His overhead now is about a tenth of what it was in his conventional retail stores. He comes in each morning to his Tolland warehouse and checks his new orders online.

“So I would take these orders over to the table over there and fill them, and I’ll show you how easy it is. So this person ordered a three piece infant gift set, it’s going to Murfreesboro Tennessee, ironically – Tennessee are our arch rivals in basketball. So I would just literally take this and put it in a bag. These are fifteen cent bags, but they’re worth it because they have the website. You give this as a gift, and that person who’s obviously a UConn fan might now start ordering…”
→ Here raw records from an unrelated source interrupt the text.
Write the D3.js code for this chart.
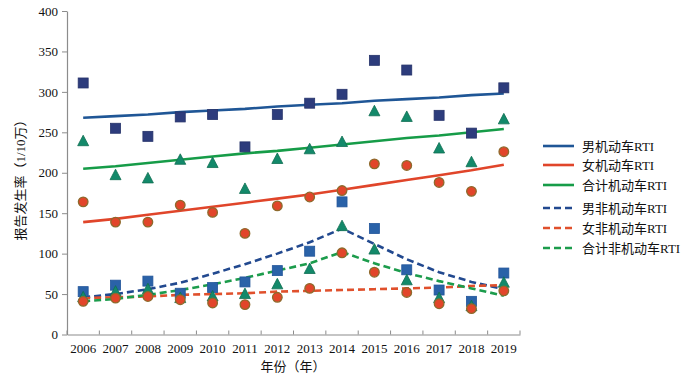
<!DOCTYPE html>
<html><head><meta charset="utf-8">
<script src="https://cdn.jsdelivr.net/npm/d3@7"></script>
<style>body{margin:0;background:#fff}svg{display:block}</style>
</head><body><svg id="c" width="700" height="378"></svg>
<script>
const years = [2006,2007,2008,2009,2010,2011,2012,2013,2014,2015,2016,2017,2018,2019];
const yTicks = [0,50,100,150,200,250,300,350,400];
// observed points
const maleMotor   = [311,255,245,269,272,232,272,286,297,339,327,271,249,305];
const totalMotor  = [239,197,193,216,212,180,217,229,238,276,269,230,213,266];
const femaleMotor = [164,139,139,160,151,125,159,170,178,211,209,188,177,226];
const maleNon     = [53,61,66,51,58,65,79,103,164,131,80,55,41,76];
const totalNon    = [46,53,56,45,47,50,62,81,134,105,67,45,35,64];
const femaleNon   = [41,45,47,43,39,37,46,57,101,77,52,38,32,54];
// fitted trend lines (read per year)
const maleMotorFit   = [268,270,272,275,277,279,282,284,286,289,291,293,296,298];
const femaleMotorFit = [139,143,148,153,158,163,168,173,179,185,191,197,203,210];
const totalMotorFit  = [205,208,212,216,220,224,227,231,235,239,243,246,250,254];
const maleNonFit     = [46,50,56,64,75,87,100,114,131,112,93,77,65,56];
const femaleNonFit   = [45,46,47,49,50,51,53,54,55,56,57,58,60,61];
const totalNonFit    = [41,44,49,55,62,70,79,88,102,88,76,66,57,48];
const legendLabels = ["男机动车RTI","女机动车RTI","合计机动车RTI","男非机动车RTI","女非机动车RTI","合计非机动车RTI"];

const svg = d3.select("#c");
const x = d3.scaleBand().domain(years).range([67,520]).padding(0);
const y = d3.scaleLinear().domain([0,400]).range([334.5,11]);
const cx = d => x(d) + x.bandwidth()/2;
const numFont = "'Liberation Serif','Times New Roman',serif";
const cjkFont = "'Liberation Serif','Noto Sans CJK SC',serif";
const axisCol = "#8c8c8c";

// Y axis
const ya = svg.append("g").attr("transform","translate(67,0)")
  .call(d3.axisLeft(y).tickValues(yTicks).tickSize(5).tickSizeOuter(0).tickPadding(4));
ya.select(".domain").attr("stroke",axisCol).attr("stroke-width",1.2);
ya.selectAll(".tick line").attr("stroke",axisCol);
ya.selectAll(".tick text").attr("font-family",numFont).attr("font-size",13).attr("fill","#111");

// X axis
const xa = svg.append("g").attr("transform","translate(0,334.5)")
  .call(d3.axisBottom(x).tickSize(0).tickSizeOuter(0).tickPadding(9));
xa.select(".domain").attr("stroke",axisCol).attr("stroke-width",1.2);
xa.selectAll(".tick text").attr("font-family",numFont).attr("font-size",13).attr("fill","#111");
const bounds = years.map(d=>x(d)).concat([x(years[years.length-1])+x.bandwidth()]);
xa.selectAll(".bt").data(bounds).enter().append("line")
  .attr("x1",d=>d).attr("x2",d=>d).attr("y1",0).attr("y2",-4)
  .attr("stroke",axisCol).attr("stroke-width",1);

// axis titles
svg.append("text").attr("transform","translate(25,177) rotate(-90)")
  .attr("text-anchor","middle").attr("font-family",cjkFont).attr("font-size",13).attr("fill","#111")
  .text("报告发生率（1/10万）");
svg.append("text").attr("x",293).attr("y",371).attr("text-anchor","middle")
  .attr("font-family",cjkFont).attr("font-size",13).attr("fill","#111").text("年份（年）");

// trend lines
const line = d3.line().x((d,i)=>cx(years[i])).y(d=>y(d));
const lines = [
  {d:maleMotorFit,c:"#1f5696",dash:null},
  {d:femaleMotorFit,c:"#e0452a",dash:null},
  {d:totalMotorFit,c:"#169c48",dash:null},
  {d:maleNonFit,c:"#22498f",dash:"7,4"},
  {d:femaleNonFit,c:"#e0502c",dash:"7,4"},
  {d:totalNonFit,c:"#1c9c4c",dash:"7,4"}
];
lines.forEach(l=>{
  svg.append("path").attr("d",line(l.d)).attr("fill","none").attr("stroke",l.c)
    .attr("stroke-width",2.6).attr("stroke-dasharray",l.dash);
});

// markers
function squares(data,fill,stroke){
  svg.append("g").selectAll("rect").data(data).enter().append("rect")
    .attr("x",(d,i)=>cx(years[i])-5).attr("y",d=>y(d)-5).attr("width",10).attr("height",10)
    .attr("fill",fill).attr("stroke",stroke).attr("stroke-width",0.8);
}
function triangles(data){
  svg.append("g").selectAll("path").data(data).enter().append("path")
    .attr("d",(d,i)=>{const X=cx(years[i]),Y=y(d);return `M${X},${Y-6}L${X+5.5},${Y+4.5}L${X-5.5},${Y+4.5}Z`;})
    .attr("fill","#13896a").attr("stroke","#0f6e52").attr("stroke-width",0.8);
}
function circles(data){
  svg.append("g").selectAll("circle").data(data).enter().append("circle")
    .attr("cx",(d,i)=>cx(years[i])).attr("cy",d=>y(d)).attr("r",4.8)
    .attr("fill","#e2452a").attr("stroke","#8e6a2c").attr("stroke-width",1.3);
}
squares(maleMotor,"#2d3c7c","#26336a");
triangles(totalMotor);
circles(femaleMotor);
squares(maleNon,"#2a62a8","#22559a");
triangles(totalNon);
circles(femaleNon);

// legend
const legY = [146,165,185,208,228,248];
const lg = svg.append("g");
lines.forEach((l,i)=>{
  lg.append("line").attr("x1",543).attr("x2",574).attr("y1",legY[i]).attr("y2",legY[i])
    .attr("stroke",l.c).attr("stroke-width",2.6).attr("stroke-dasharray",l.dash);
  lg.append("text").attr("x",582).attr("y",legY[i]+4.5).attr("font-family",cjkFont)
    .attr("font-size",13).attr("fill","#111").text(legendLabels[i]);
});
</script></body></html>
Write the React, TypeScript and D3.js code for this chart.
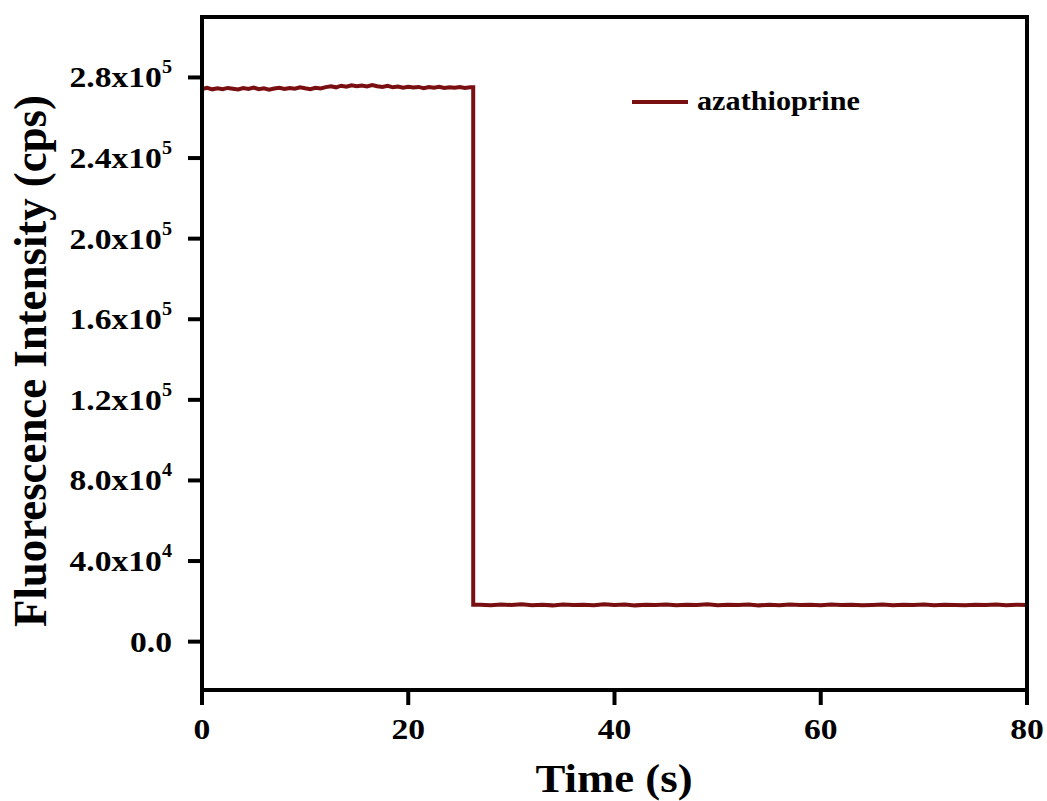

Specialized software helps him print shipping labels, and the orders are picked up by his mail carrier and go out later that day. Now his business is all about building awareness on the web. To promote the site he uses Google Adwords, bidding to pay per click for common keyword searches that boost him up the search engine rankings.

“Pick a keyword. UConn apparel… did I spell it right…Husky Wear, right there – that’s me.”

But Yeager now has about 19,000 repeat customers who come directly to his site. He reaches out to them by email marketing.

“I do a monthly coupon to all of my customers. I don’t plaster it on my homepage, I only reward my customers. Like usually it’s free shipping or ten percent off and that creates customer loyalty – they’re getting something for free every month.”

And as his website business grows, Scott Yeager says he has no regrets about leaving the brick and mortar world behind.

“This web has become the way to go – I finally found the holy grail of how to do this.”

For WNPR, I'm Harriet Jones.


Husky Wear worked with the Community Economic Development Fund to gain financial backing for the business.